You heard me.
Before 2016, I would have said America’s greatest brand was Coca-Cola. But this election cycle has changed my mind. Here’s what marketing gurus ought to do. Elect a president who sets off a civil war, wins it, and gets killed. Let simmer for 150 years. Presto: best brand ever.
Donald Trump is going to win at least 20 states, probably 24. That is not a typo. Read it again. Here’s the snapshot from everyone’s favorite site today, October 28:
In 1972, official Democratic Party nominee George McGovern won one state. One. In 1984, official Democratic Party nominee Walter Mondale won one state. One. Trump will do 20x better than either of them. And it’s partly because he was smart enough to rent the Republican party for 18 months run as a Republican and not as the independent he really is.
Here is a map of the 2012 election results by county. Yes, cities love Obama. The country, not so much.
As of now, October 2016, Republicans control both the governor’s mansion and legislature in 24 states, 70 of the nation’s 99 state legislative chambers, both chambers in 30 states, plus Nebraska’s single chamber, and 31 governor’s mansions. Let that sink in for a minute, gleeful Democrats. While you’re distracted by the shiny object of the White House, your Republican cousins have been doing the hard work of organizing for small victories in small places around the country. Might want to notice that.
Any Democrat waking up on November 9th should be careful before he/she gloats too much about President-elect Hillary Clinton. The Republicans will still have enough Senators to filibuster anything, including Supreme Court justices. The House will still be controlled by Trump’s party.
If the GOP stands for Freedom, then one way of interpreting 2016 is that Americans continue to Let Freedom Ring.
Why does the Republican brand do so well? One reason is that Democrats still permit Thomas Nast to rule the imagery, even though he died 114 years ago. Nast invented elephants for Republicans and donkeys for Democrats because he was…guess what?…a Republican! But the main reason is that the GOP maintains its “anti” flavor while actually being “pro,” kind of like the Rolling Stones or Apple. It positions itself as David versus the Goliath of big government, so it reminds everyone how great it is every time they get an electric/water bill or pay a sales tax or hear the media blah-blah with liberal bias. Talk about saturation branding!
Lots of pundits, including David Brooks today, are talking about the “ruination of the Republican Party.” Poppycock. Trump has occasioned a little internecine squabble, that’s all.
Well, okay, perhaps he’s done more than that.

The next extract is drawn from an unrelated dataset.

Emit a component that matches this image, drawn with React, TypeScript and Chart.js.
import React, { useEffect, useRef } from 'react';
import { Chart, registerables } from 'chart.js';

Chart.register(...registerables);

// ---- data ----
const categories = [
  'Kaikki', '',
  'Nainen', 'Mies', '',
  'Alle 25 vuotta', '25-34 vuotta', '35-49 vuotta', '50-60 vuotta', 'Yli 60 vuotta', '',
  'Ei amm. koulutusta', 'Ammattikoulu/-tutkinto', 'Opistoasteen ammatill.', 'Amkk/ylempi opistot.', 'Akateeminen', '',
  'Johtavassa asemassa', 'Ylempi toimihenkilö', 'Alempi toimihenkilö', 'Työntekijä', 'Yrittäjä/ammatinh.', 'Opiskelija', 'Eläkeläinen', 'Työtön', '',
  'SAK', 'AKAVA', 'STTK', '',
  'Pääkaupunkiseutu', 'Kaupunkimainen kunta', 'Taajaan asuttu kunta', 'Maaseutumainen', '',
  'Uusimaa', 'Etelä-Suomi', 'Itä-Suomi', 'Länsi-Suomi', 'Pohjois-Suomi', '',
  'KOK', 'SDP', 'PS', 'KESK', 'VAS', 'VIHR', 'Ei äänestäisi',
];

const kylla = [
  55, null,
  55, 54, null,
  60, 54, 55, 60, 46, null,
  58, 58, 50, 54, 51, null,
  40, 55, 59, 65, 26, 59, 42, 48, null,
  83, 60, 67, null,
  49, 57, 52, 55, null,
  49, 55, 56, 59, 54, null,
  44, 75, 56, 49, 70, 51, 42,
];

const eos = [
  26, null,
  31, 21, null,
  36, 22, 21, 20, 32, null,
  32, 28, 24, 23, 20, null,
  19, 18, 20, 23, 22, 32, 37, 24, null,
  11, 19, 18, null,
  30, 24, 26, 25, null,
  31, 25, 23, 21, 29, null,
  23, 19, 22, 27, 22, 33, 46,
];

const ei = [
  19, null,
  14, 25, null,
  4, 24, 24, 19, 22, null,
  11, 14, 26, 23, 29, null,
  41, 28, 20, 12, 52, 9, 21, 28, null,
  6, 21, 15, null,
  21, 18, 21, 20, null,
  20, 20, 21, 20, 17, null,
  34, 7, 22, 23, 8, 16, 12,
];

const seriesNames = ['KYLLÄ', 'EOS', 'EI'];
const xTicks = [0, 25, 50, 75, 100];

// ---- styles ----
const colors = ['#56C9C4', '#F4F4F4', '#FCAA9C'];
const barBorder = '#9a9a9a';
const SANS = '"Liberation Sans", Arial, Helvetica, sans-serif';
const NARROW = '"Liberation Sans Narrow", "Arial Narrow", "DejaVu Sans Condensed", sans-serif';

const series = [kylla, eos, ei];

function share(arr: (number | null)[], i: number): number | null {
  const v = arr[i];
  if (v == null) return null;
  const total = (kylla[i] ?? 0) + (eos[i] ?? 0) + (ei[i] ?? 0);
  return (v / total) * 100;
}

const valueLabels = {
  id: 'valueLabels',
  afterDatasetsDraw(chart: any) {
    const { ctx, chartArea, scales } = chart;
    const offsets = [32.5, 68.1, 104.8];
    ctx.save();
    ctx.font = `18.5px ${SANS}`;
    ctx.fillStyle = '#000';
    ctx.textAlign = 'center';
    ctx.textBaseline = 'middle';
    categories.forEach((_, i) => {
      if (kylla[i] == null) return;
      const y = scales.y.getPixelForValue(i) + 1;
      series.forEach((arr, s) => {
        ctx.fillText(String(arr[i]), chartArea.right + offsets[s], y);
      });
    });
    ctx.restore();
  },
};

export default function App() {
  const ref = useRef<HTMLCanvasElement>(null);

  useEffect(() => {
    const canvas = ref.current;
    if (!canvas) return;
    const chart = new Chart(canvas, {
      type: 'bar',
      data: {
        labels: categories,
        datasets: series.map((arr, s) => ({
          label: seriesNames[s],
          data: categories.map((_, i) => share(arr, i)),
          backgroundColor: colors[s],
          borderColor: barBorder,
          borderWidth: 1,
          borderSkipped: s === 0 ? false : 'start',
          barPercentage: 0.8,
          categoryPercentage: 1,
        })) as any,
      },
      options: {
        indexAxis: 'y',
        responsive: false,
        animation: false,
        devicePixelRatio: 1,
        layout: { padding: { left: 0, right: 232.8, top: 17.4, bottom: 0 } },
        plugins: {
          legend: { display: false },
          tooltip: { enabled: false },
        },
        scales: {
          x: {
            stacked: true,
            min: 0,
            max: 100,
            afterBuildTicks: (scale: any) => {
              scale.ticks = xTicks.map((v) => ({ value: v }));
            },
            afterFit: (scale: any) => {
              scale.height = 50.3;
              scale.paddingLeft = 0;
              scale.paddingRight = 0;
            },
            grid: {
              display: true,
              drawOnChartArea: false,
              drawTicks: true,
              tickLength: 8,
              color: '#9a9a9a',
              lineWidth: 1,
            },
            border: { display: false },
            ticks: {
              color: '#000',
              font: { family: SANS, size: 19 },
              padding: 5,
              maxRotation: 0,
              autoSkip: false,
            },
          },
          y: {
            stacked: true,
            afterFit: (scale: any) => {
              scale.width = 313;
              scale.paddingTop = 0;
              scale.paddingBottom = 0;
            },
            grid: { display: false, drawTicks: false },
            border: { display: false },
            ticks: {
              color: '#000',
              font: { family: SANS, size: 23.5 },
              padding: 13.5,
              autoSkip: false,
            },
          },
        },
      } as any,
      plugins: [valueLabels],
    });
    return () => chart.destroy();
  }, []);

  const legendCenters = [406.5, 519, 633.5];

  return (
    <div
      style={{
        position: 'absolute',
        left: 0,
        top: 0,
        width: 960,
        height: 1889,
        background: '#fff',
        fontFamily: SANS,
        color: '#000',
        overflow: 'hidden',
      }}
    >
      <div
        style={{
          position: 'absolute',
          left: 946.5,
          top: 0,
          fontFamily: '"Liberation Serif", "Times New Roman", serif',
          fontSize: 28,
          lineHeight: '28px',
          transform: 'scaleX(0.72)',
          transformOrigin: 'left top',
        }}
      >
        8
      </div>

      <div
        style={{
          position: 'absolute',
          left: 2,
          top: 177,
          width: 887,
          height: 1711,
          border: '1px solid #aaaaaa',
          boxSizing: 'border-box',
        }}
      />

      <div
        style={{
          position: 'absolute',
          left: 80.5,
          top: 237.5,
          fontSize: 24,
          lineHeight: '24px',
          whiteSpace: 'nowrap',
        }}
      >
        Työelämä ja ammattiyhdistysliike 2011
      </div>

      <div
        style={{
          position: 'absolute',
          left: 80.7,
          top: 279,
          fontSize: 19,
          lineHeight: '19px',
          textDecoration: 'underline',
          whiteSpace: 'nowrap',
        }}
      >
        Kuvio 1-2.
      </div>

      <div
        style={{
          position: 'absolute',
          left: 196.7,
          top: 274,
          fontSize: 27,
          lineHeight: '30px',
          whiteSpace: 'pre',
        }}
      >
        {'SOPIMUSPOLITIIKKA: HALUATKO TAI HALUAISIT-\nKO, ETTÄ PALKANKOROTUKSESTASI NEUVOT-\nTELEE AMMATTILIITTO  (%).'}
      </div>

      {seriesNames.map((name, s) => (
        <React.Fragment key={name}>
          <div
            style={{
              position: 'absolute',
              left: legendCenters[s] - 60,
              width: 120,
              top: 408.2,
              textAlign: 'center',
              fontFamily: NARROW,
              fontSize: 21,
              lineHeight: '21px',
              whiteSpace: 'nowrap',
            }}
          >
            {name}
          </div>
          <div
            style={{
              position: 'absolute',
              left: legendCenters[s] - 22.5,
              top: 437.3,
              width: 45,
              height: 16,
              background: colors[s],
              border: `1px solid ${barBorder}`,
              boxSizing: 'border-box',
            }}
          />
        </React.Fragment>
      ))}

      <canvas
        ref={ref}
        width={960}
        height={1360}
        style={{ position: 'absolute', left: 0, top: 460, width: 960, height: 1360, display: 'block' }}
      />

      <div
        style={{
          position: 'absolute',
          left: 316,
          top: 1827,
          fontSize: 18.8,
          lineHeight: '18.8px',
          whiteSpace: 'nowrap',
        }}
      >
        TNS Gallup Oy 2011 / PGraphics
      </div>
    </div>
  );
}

But Trump is a bit of a Rorschacht test, where people read what they want to read. When I see how different he is from any previous candidate to hold office…
(I already wrote about this, here’s the Cliff Notes version:
A. Actual outsider against politicians
B. Bible-averse behavior
C. Constitution-averse conduct
D. Disrespect for decorum
E. Evidently against evidence
F. Flirtation with fascism
G. Global affairs ignorance
H. Hoax hatred on climate change
I. Initially independent financing
J. Jejune on jobs
K. Killer of K-street consensus on free trade
L. Legions of lousy lawsuits
M. Military mishmash patriotism
N. Nutty nativism
O. Obstinate opacity on tax returns
P. Pretend populism
Q. Querulous questioning of both Dems and GOP
S. Shameless sexism
T. TV-star, Twitter-orientation
U. Unprecedentedly Un-PC on Mexicans, Muslims, etc
V. Vilifying opponents, violence-inciting
W. World-champ whopper-teller
X. X-ceptional belief in X-traordinary theories
Y. Years of “yes” to opposing party, Dems
…and then reflect that he’s going to win half of these United States anyway, I have to say: WOW, that Republican brand knows how to hold on. It would be like if CBS put Bill Cosby on the air now and remained the #1 network. You’d say: damn, I guess CBS could shoot someone in the middle of Times Square and not lose any votes.

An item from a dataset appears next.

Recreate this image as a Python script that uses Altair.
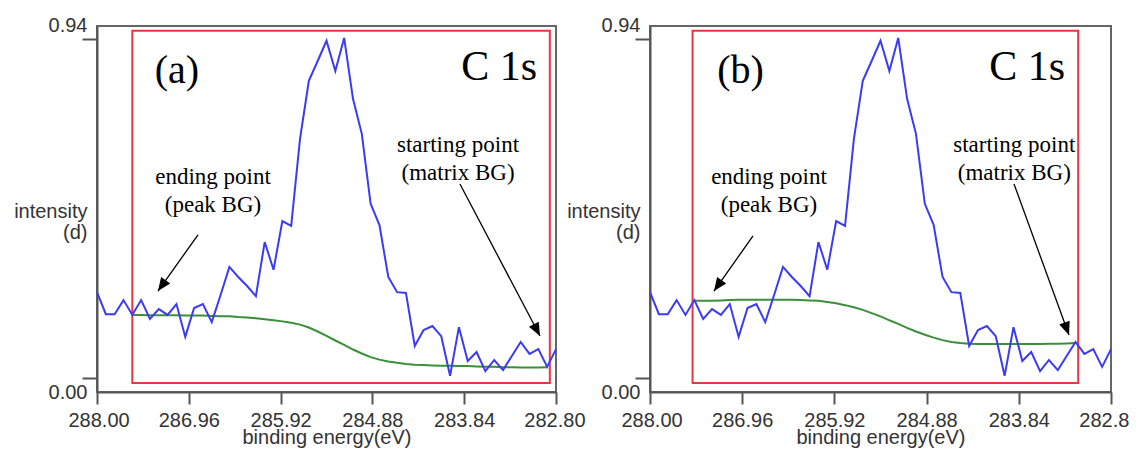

To return to the Coca-Cola analogy, Trump really is New Coke. A slight misstep, perhaps, but the brand can take the hit, and later act like it was a tent-expander.
In fairness to Brooks, he ends that article by suggesting that the Republican Party will emerge stronger from this election, and he’s probably right.
As much as I’ve spent the last three years on this blog railing against the two-party duopoly, I still see things clearly. And clearly, anti-duopolists like myself have a lot of work to do, particularly at the state and local level I just spoke about.
So I haven’t changed my mind: millennials are sick of “legacy brands” in all areas. But…the Republicans built a mighty one over 160 years. Destroying it will take a lot more than Donald Trump.